§ SHORT PROBLEM:
Restate exactly the lines of the entries below, beginning with the first and ending with the line that holds "107.5, bottom: 453". Pictures are not copied.
══ EXERCISE MATERIALS ══
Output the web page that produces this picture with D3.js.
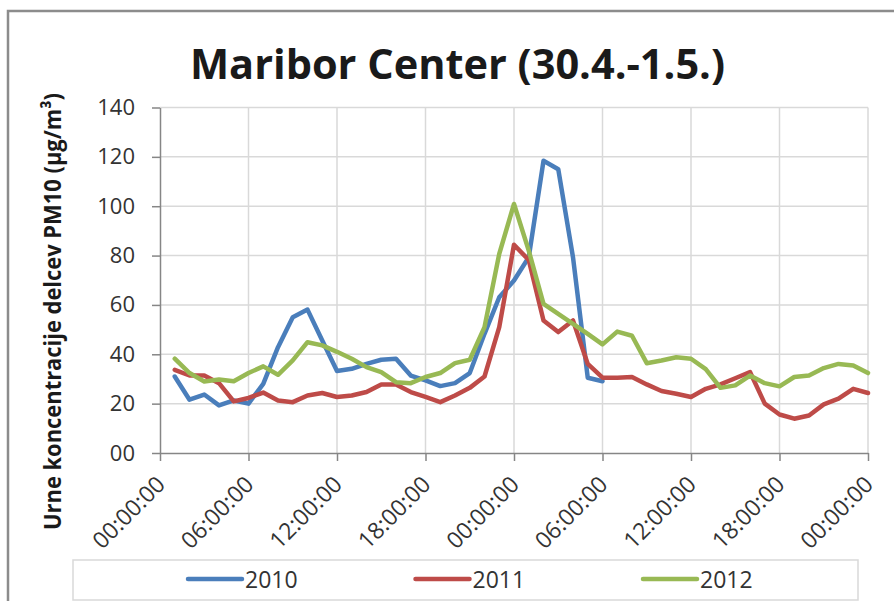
<!DOCTYPE html>
<html>
<head>
<meta charset="utf-8">
<script src="https://cdn.jsdelivr.net/npm/d3@7"></script>
<style>
  body { margin: 0; background: #fff; }
  svg { display: block; }
  text { font-family: "Open Sans", "DejaVu Sans", sans-serif; fill: #262626; }
</style>
</head>
<body>
<svg id="chart" width="894" height="601"></svg>
<script>
// Hourly PM10 concentrations, hour 1 .. hour 48 (two days from midnight)
const seriesNames = ["2010", "2011", "2012"];
const values2010 = [31.0, 21.6, 23.7, 19.3, 21.3, 20.0, 28.0, 42.9, 55.0, 58.1,
                    45.6, 33.2, 34.1, 36.1, 37.8, 38.2, 31.4, 29.4, 27.1, 28.3,
                    32.4, 48.3, 63.1, 69.9, 79.3, 118.4, 115.0, 79.3, 30.5, 29.1];
const values2011 = [33.7, 31.4, 31.4, 28.3, 20.9, 22.3, 24.5, 21.3, 20.6, 23.3,
                    24.3, 22.7, 23.3, 24.7, 27.8, 27.8, 24.7, 22.7, 20.6, 23.3,
                    26.4, 31.0, 51.0, 84.4, 78.2, 53.7, 49.0, 53.7, 36.1, 30.5,
                    30.5, 30.8, 27.8, 25.1, 24.0, 22.7, 26.0, 27.8, 30.3, 32.8,
                    20.0, 15.6, 13.9, 15.2, 19.7, 22.0, 26.0, 24.3];
const values2012 = [38.2, 32.4, 29.0, 29.8, 29.1, 32.4, 35.1, 31.7, 37.5, 44.9,
                    43.6, 41.0, 38.2, 34.8, 32.8, 28.7, 28.3, 30.8, 32.4, 36.4,
                    37.8, 51.0, 80.7, 100.9, 82.0, 60.4, 56.4, 52.3, 48.3, 44.0,
                    49.2, 47.5, 36.4, 37.5, 38.8, 38.2, 34.0, 26.4, 27.4, 31.4,
                    28.3, 27.0, 30.8, 31.4, 34.4, 36.1, 35.5, 32.4];
const xTickHours = [0, 6, 12, 18, 24, 30, 36, 42, 48];
const xTickLabels = ["00:00:00", "06:00:00", "12:00:00", "18:00:00", "00:00:00",
                     "06:00:00", "12:00:00", "18:00:00", "00:00:00"];
const yTickValues = [0, 20, 40, 60, 80, 100, 120, 140];
const yTickLabels = ["00", "20", "40", "60", "80", "100", "120", "140"];
const seriesColors = ["#4A7EBB", "#BE4B48", "#98B954"];

const series = [values2010, values2011, values2012].map((vals, i) => ({
  name: seriesNames[i],
  color: seriesColors[i],
  points: vals.map((v, j) => ({ hour: j + 1, value: v }))
}));

const svg = d3.select("#chart");
const plot = { left: 160, right: 868, top: 107.5, bottom: 453 };

const x = d3.scaleLinear().domain([0, 48]).range([plot.left, plot.right]);
const y = d3.scaleLinear().domain([0, 140]).range([plot.bottom, plot.top]);

// Outer chart frame
svg.append("path")
  .attr("d", "M8,601 V11 H894")
  .attr("fill", "none")
  .attr("stroke", "#8c8c8c")
  .attr("stroke-width", 2.5);

// Title
svg.append("text")
  .attr("x", 457.5).attr("y", 79)
  .attr("text-anchor", "middle")
  .attr("font-size", 42).attr("font-weight", "bold")
  .attr("textLength", 535).attr("lengthAdjust", "spacingAndGlyphs")
  .style("fill", "#1a1a1a")
  .text("Maribor Center (30.4.-1.5.)");

// Gridlines
const grid = svg.append("g").attr("stroke", "#d9d9d9").attr("stroke-width", 1.5);
grid.selectAll("line.h").data(yTickValues.slice(1)).join("line")
  .attr("class", "h")
  .attr("x1", plot.left).attr("x2", plot.right)
  .attr("y1", d => y(d)).attr("y2", d => y(d));
grid.selectAll("line.v").data(xTickHours.slice(1)).join("line")
  .attr("class", "v")
  .attr("x1", d => x(d)).attr("x2", d => x(d))
  .attr("y1", plot.top).attr("y2", plot.bottom);

// Y axis
const yAxis = svg.append("g")
  .attr("transform", `translate(${plot.left},0)`)
  .call(d3.axisLeft(y).tickValues(yTickValues)
    .tickFormat((d, i) => yTickLabels[i])
    .tickSize(8).tickSizeOuter(0).tickPadding(17));
yAxis.select(".domain").attr("stroke", "#868686").attr("stroke-width", 1.5);
yAxis.selectAll(".tick line").attr("stroke", "#868686").attr("stroke-width", 1.5);
yAxis.selectAll(".tick text")
  .attr("font-size", 22).attr("font-family", null).style("fill", "#333");

// X axis
const xAxis = svg.append("g")
  .attr("transform", `translate(0,${plot.bottom})`)
  .call(d3.axisBottom(x).tickValues(xTickHours)
    .tickFormat((d, i) => xTickLabels[i])
    .tickSize(8).tickSizeOuter(0));
xAxis.select(".domain").attr("stroke", "#868686").attr("stroke-width", 1.5);
xAxis.selectAll(".tick line").attr("stroke", "#868686").attr("stroke-width", 1.5);
xAxis.selectAll(".tick text")
  .attr("font-size", 23).attr("font-family", null).style("fill", "#333")
  .attr("text-anchor", "end")
  .attr("x", 0).attr("y", 0).attr("dy", 0)
  .attr("transform", "translate(6,33) rotate(-45)");

// Y axis title
svg.append("text")
  .attr("transform", "translate(61,311.5) rotate(-90)")
  .attr("text-anchor", "middle")
  .attr("font-size", 24).attr("font-weight", "bold")
  .attr("textLength", 437).attr("lengthAdjust", "spacingAndGlyphs")
  .style("fill", "#1a1a1a")
  .text("Urne koncentracije delcev PM10 (µg/m³)");

// Series lines
const line = d3.line().x(d => x(d.hour)).y(d => y(d.value));
svg.append("g").selectAll("path").data(series).join("path")
  .attr("d", d => line(d.points))
  .attr("fill", "none")
  .attr("stroke", d => d.color)
  .attr("stroke-width", 4.5)
  .attr("stroke-linejoin", "round")
  .attr("stroke-linecap", "round");

// Legend
const legend = svg.append("g");
legend.append("rect")
  .attr("x", 73).attr("y", 560).attr("width", 785).attr("height", 40)
  .attr("fill", "none").attr("stroke", "#d9d9d9").attr("stroke-width", 1.5);
const items = legend.selectAll("g.item").data(series).join("g")
  .attr("class", "item")
  .attr("transform", (d, i) => `translate(${188 + i * 227.5},579)`);
items.append("line")
  .attr("x1", 0).attr("x2", 54).attr("y1", 0).attr("y2", 0)
  .attr("stroke", d => d.color).attr("stroke-width", 4.5)
  .attr("stroke-linecap", "round");
items.append("text")
  .attr("x", 57).attr("y", 8.5)
  .attr("font-size", 23).style("fill", "#333")
  .text(d => d.name);
</script>
</body>
</html>
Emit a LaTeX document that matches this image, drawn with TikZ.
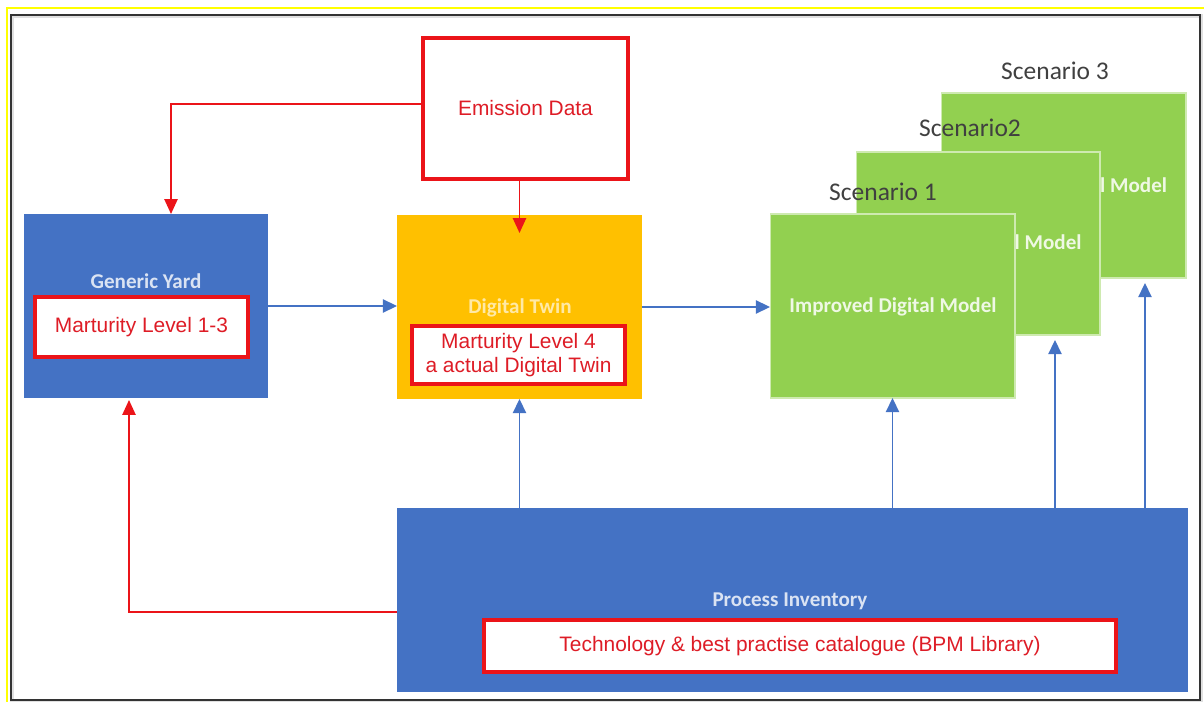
\documentclass[tikz,border=0pt]{standalone}
\usepackage{fontspec}
\setmainfont{Carlito}
\newfontfamily\arialfont{Liberation Sans}
\usetikzlibrary{arrows.meta,calc}

\definecolor{pblue}{HTML}{4472C4}
\definecolor{pyellow}{HTML}{FFC000}
\definecolor{pgreen}{HTML}{92D050}
\definecolor{pred}{RGB}{235,20,25}
\definecolor{ptext}{RGB}{222,28,38}
\definecolor{pgray}{HTML}{404040}
\definecolor{frameyellow}{HTML}{FFFF00}

\tikzset{
  block/.style={inner sep=0pt, outer sep=0pt},
  bluebox/.style={block, fill=pblue},
  yellowbox/.style={block, fill=pyellow},
  greenbox/.style={block, fill=pgreen, draw=white!55!pgreen, line width=0.6pt},
  redbox/.style={block, fill=white, draw=pred, line width=1.9pt,
    font=\arialfont\fontsize{11.9}{13.6}\selectfont, text=ptext, align=center},
  boxtitle/.style={font=\bfseries\fontsize{12}{13.5}\selectfont},
  scenlabel/.style={font=\fontsize{14.5}{16}\selectfont, text=pgray},
  bluearrow/.style={draw=pblue, line width=0.85pt, -{Triangle[length=8pt,width=7.5pt]}},
  redarrow/.style={draw=pred, line width=1.1pt, -{Triangle[length=8.5pt,width=7.5pt]}},
}

\begin{document}
\begin{tikzpicture}[x=0.02cm, y=-0.02cm]
\useasboundingbox (0,0) rectangle (1204,702);

% outer frames
\draw[frameyellow, line width=1.7pt] (7,702) -- (7,8) -- (1204,8);
\draw[black!12, line width=2.4pt] (12,16) rectangle (1201,701);
\draw[pgray!80!black, line width=1.3pt] (11,15) rectangle (1200,700);

% emission data
\node[redbox, minimum width=4.1cm, minimum height=2.82cm] (em) at (525.5,108.5) {Emission Data};

% generic yard
\node[bluebox, minimum width=4.88cm, minimum height=3.68cm] (gy) at (146,306) {};
\node[boxtitle, text=white!80!pblue] (gyt) at (146,281) {Generic Yard};
\node[redbox, minimum width=4.26cm, minimum height=1.2cm] (gym) at (141.5,327) {Marturity Level 1-3};

% digital twin
\node[yellowbox, minimum width=4.9cm, minimum height=3.68cm] (dt) at (519.5,307) {};
\node[boxtitle, text=white!65!pyellow] (dtt) at (520,308) {Digital Twin};
\node[redbox, minimum width=4.26cm, minimum height=1.16cm] (dtm) at (518.5,355)
  {Marturity Level 4\\a actual Digital Twin};

% scenarios, back to front
\node[scenlabel] (sl3) at (1055,71) {Scenario 3};
\node[greenbox, minimum width=4.9cm, minimum height=3.7cm] (s3) at (1063.5,185.5) {};
\node[boxtitle, text=white!85!pgreen] (s3t) at (1063.5,187) {Improved Digital Model};
\node[scenlabel] (sl2) at (970,128) {Scenario2};
\node[greenbox, minimum width=4.88cm, minimum height=3.66cm] (s2) at (978,243.5) {};
\node[boxtitle, text=white!85!pgreen] (s2t) at (978,244) {Improved Digital Model};
\node[scenlabel] (sl1) at (883,192) {Scenario 1};
\node[greenbox, minimum width=4.9cm, minimum height=3.68cm] (s1) at (892.5,306) {};
\node[boxtitle, text=white!85!pgreen] (s1t) at (893,307) {Improved Digital Model};

% process inventory
\node[bluebox, minimum width=15.82cm, minimum height=3.68cm] (pi) at (792.5,600) {};
\node[boxtitle, text=white!80!pblue] (pit) at (790,601) {Process Inventory};
\node[redbox, minimum width=12.64cm, minimum height=1.04cm] (pim) at (800,646)
  {Technology \& best practise catalogue (BPM Library)};

% blue flow
\draw[bluearrow] (gy.east) -- (gy.east -| dt.west);
\draw[bluearrow] (dt.east) -- (dt.east -| s1.west);
\draw[bluearrow] (dt.south |- pi.north) -- (dt.south);
\draw[bluearrow] (s1.south |- pi.north) -- (s1.south);
\coordinate (s2in) at ([xshift=-0.9cm, yshift=-0.1cm]s2.south east);
\coordinate (s3in) at ([xshift=-0.82cm, yshift=-0.1cm]s3.south east);
\draw[bluearrow] (s2in |- pi.north) -- (s2in);
\draw[bluearrow] (s3in |- pi.north) -- (s3in);

% red flow
\coordinate (gyin) at ([xshift=0.5cm]gy.north);
\draw[redarrow] ([yshift=0.09cm]em.west) -| (gyin);
\coordinate (dtin) at ([yshift=-0.36cm]dt.north);
\draw[redarrow] (dt.north |- em.south) -- (dtin);
\coordinate (gyback) at ([xshift=-0.34cm, yshift=-0.04cm]gy.south);
\draw[redarrow] ([yshift=-0.24cm]pi.west) -| (gyback);
\end{tikzpicture}
\end{document}
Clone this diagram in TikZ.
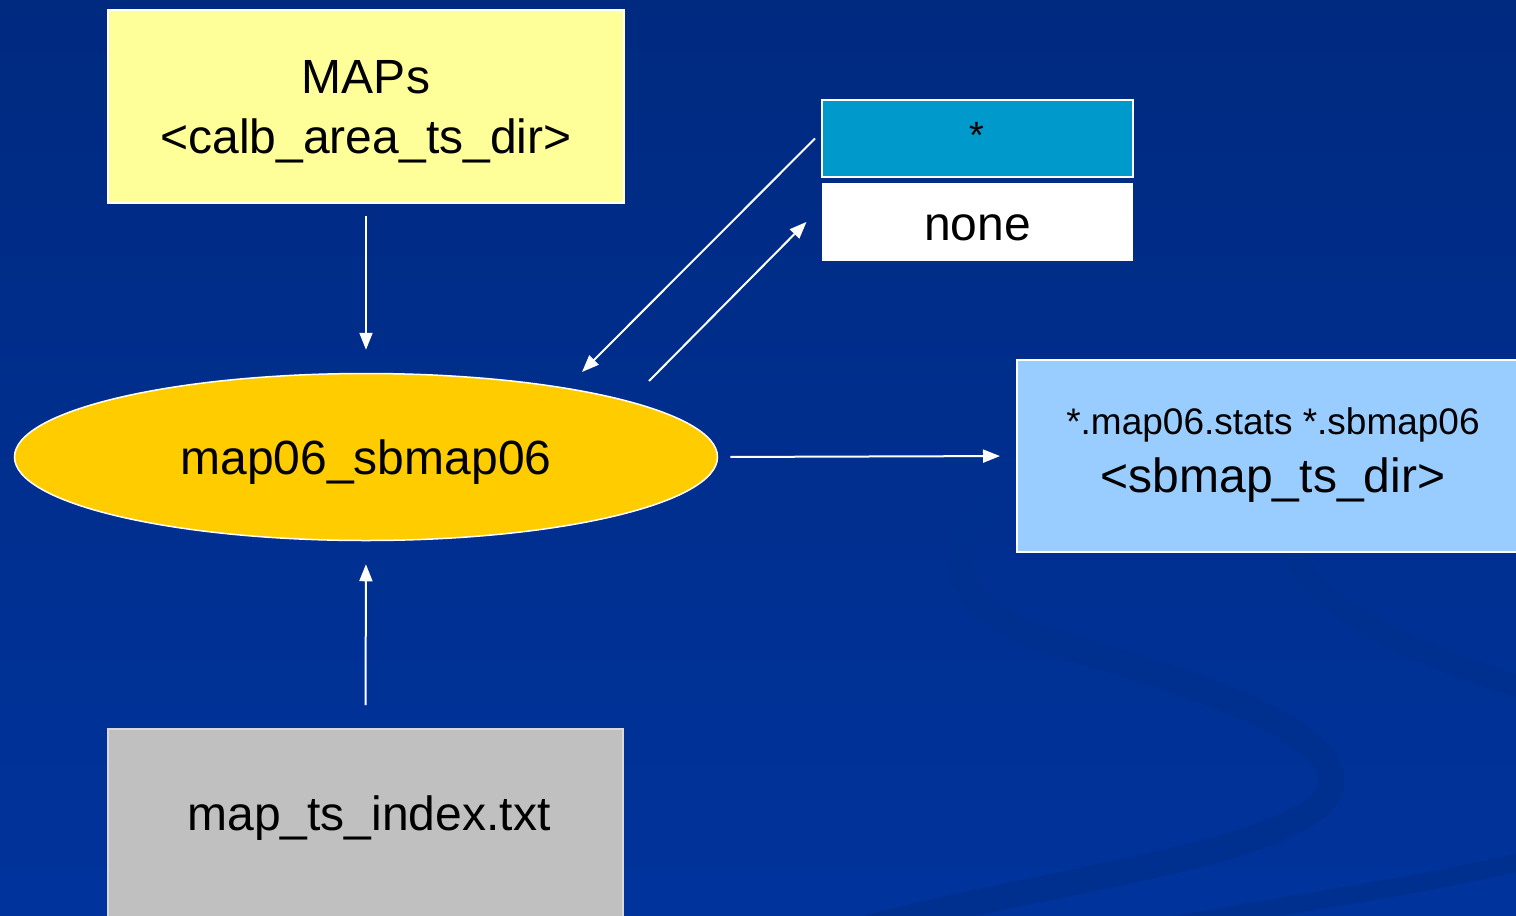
\documentclass[tikz,border=0pt]{standalone}
\usepackage{fontspec}
\setmainfont{Liberation Sans}
\usetikzlibrary{shapes.geometric,arrows.meta}

\definecolor{bgtop}{HTML}{002A80}
\definecolor{bgbot}{HTML}{00339C}
\definecolor{swirl}{HTML}{00308F}
\definecolor{mapsfill}{HTML}{FFFF99}
\definecolor{starfill}{HTML}{0099CC}
\definecolor{ellfill}{HTML}{FFCC00}
\definecolor{outfill}{HTML}{99CCFF}
\definecolor{idxfill}{HTML}{C0C0C0}

\tikzset{
  box/.style={draw=white, line width=1.5pt, inner sep=0pt},
  label text/.style={font=\fontsize{48}{60}\selectfont, text=black,
                     align=center, inner sep=0pt},
  arr/.style={draw=white, line width=2pt,
              -{Triangle[length=17pt,width=13pt]}},
}

\begin{document}
\begin{tikzpicture}[x=1pt,y=-1pt]
  \useasboundingbox (0,0) rectangle (1516,916);
  \clip (0,0) rectangle (1516,916);

  % backdrop with faint swirl bands
  \fill[top color=bgtop, bottom color=bgbot] (0,0) rectangle (1516,916);
  \draw[swirl, line width=26pt, line cap=round]
    (990,505) .. controls (930,560) and (960,620) .. (1080,650)
    .. controls (1250,700) and (1370,750) .. (1320,805)
    .. controls (1250,860) and (1050,880) .. (860,930);
  \draw[swirl, line width=22pt]
    (1290,540) .. controls (1300,600) and (1400,650) .. (1530,690);
  \draw[swirl, line width=18pt]
    (1530,860) .. controls (1400,890) and (1250,910) .. (1150,930);

  % boxes and ellipse
  \node[box, fill=mapsfill, minimum width=516pt, minimum height=193pt]
    (maps) at (366,106.5) {};
  \node[label text] at (366,112) {MAPs\\<calb\_area\_ts\_dir>};

  \node[box, fill=starfill, minimum width=311pt, minimum height=77pt,
        line width=2pt]
    (star) at (977.5,138.5) {};
  \node[font=\fontsize{38}{40}\selectfont] at (977,135) {*};

  \node[box, fill=white, draw=none, minimum width=311pt, minimum height=78pt]
    (none) at (977.5,222) {};
  \node[label text] at (977.5,228) {none};

  \node[ellipse, draw=white, line width=1.5pt, fill=ellfill,
        minimum width=703pt, minimum height=167pt, inner sep=0pt]
    (ell) at (366,457) {};
  \node[label text] at (366,462) {map06\_sbmap06};

  \node[box, fill=outfill, minimum width=540pt, minimum height=192pt,
        anchor=west]
    (out) at (1016,456) {};
  \node[font=\fontsize{37}{44}\selectfont, inner sep=0pt] at (1273,425)
    {*.map06.stats *.sbmap06};
  \node[label text] at (1273,480) {<sbmap\_ts\_dir>};

  \node[box, fill=idxfill, draw=white!85!black, minimum width=515pt,
        minimum height=220pt, anchor=north]
    (idx) at (365.5,728) {};
  \node[label text] at (369,818) {map\_ts\_index.txt};

  % free ends of the diagonal connectors
  \coordinate (d1) at (582,372);
  \coordinate (d2) at (649,381);

  % connectors
  \draw[arr, shorten <=12pt, shorten >=23pt] (maps.south) -- (ell.north);
  \draw[arr, shorten <=23pt, shorten >=23pt] (idx.north) -- (ell.south);
  \draw[arr, shorten <=12pt, shorten >=16pt] (ell.east) -- (out.west);
  \draw[arr] ([xshift=-6pt]star.west) -- (d1);
  \draw[arr, shorten >=21pt] (d2) -- ([yshift=15pt]none.west);
\end{tikzpicture}
\end{document}
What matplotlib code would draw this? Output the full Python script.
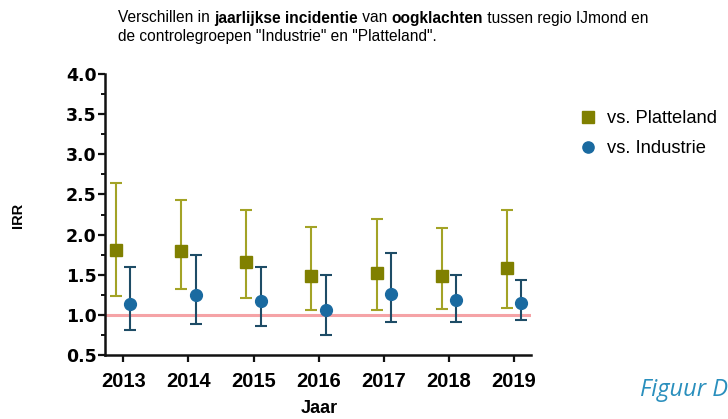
═══
§ CORRECT RESULT:
Output the web page that produces this picture with D3.js.
<!DOCTYPE html>
<html>
<head>
<meta charset="utf-8">
<script src="https://cdn.jsdelivr.net/npm/d3@7"></script>
<style>
  body { margin: 0; background: #fff; }
  svg { display: block; }
  text { font-family: "Open Sans", "DejaVu Sans", sans-serif; fill: #262626; }
</style>
</head>
<body>
<svg id="chart" width="894" height="601"></svg>
<script>
// Hourly PM10 concentrations, hour 1 .. hour 48 (two days from midnight)
const seriesNames = ["2010", "2011", "2012"];
const values2010 = [31.0, 21.6, 23.7, 19.3, 21.3, 20.0, 28.0, 42.9, 55.0, 58.1,
                    45.6, 33.2, 34.1, 36.1, 37.8, 38.2, 31.4, 29.4, 27.1, 28.3,
                    32.4, 48.3, 63.1, 69.9, 79.3, 118.4, 115.0, 79.3, 30.5, 29.1];
const values2011 = [33.7, 31.4, 31.4, 28.3, 20.9, 22.3, 24.5, 21.3, 20.6, 23.3,
                    24.3, 22.7, 23.3, 24.7, 27.8, 27.8, 24.7, 22.7, 20.6, 23.3,
                    26.4, 31.0, 51.0, 84.4, 78.2, 53.7, 49.0, 53.7, 36.1, 30.5,
                    30.5, 30.8, 27.8, 25.1, 24.0, 22.7, 26.0, 27.8, 30.3, 32.8,
                    20.0, 15.6, 13.9, 15.2, 19.7, 22.0, 26.0, 24.3];
const values2012 = [38.2, 32.4, 29.0, 29.8, 29.1, 32.4, 35.1, 31.7, 37.5, 44.9,
                    43.6, 41.0, 38.2, 34.8, 32.8, 28.7, 28.3, 30.8, 32.4, 36.4,
                    37.8, 51.0, 80.7, 100.9, 82.0, 60.4, 56.4, 52.3, 48.3, 44.0,
                    49.2, 47.5, 36.4, 37.5, 38.8, 38.2, 34.0, 26.4, 27.4, 31.4,
                    28.3, 27.0, 30.8, 31.4, 34.4, 36.1, 35.5, 32.4];
const xTickHours = [0, 6, 12, 18, 24, 30, 36, 42, 48];
const xTickLabels = ["00:00:00", "06:00:00", "12:00:00", "18:00:00", "00:00:00",
                     "06:00:00", "12:00:00", "18:00:00", "00:00:00"];
const yTickValues = [0, 20, 40, 60, 80, 100, 120, 140];
const yTickLabels = ["00", "20", "40", "60", "80", "100", "120", "140"];
const seriesColors = ["#4A7EBB", "#BE4B48", "#98B954"];

const series = [values2010, values2011, values2012].map((vals, i) => ({
  name: seriesNames[i],
  color: seriesColors[i],
  points: vals.map((v, j) => ({ hour: j + 1, value: v }))
}));

const svg = d3.select("#chart");
const plot = { left: 160, right: 868, top: 107.5, bottom: 453 };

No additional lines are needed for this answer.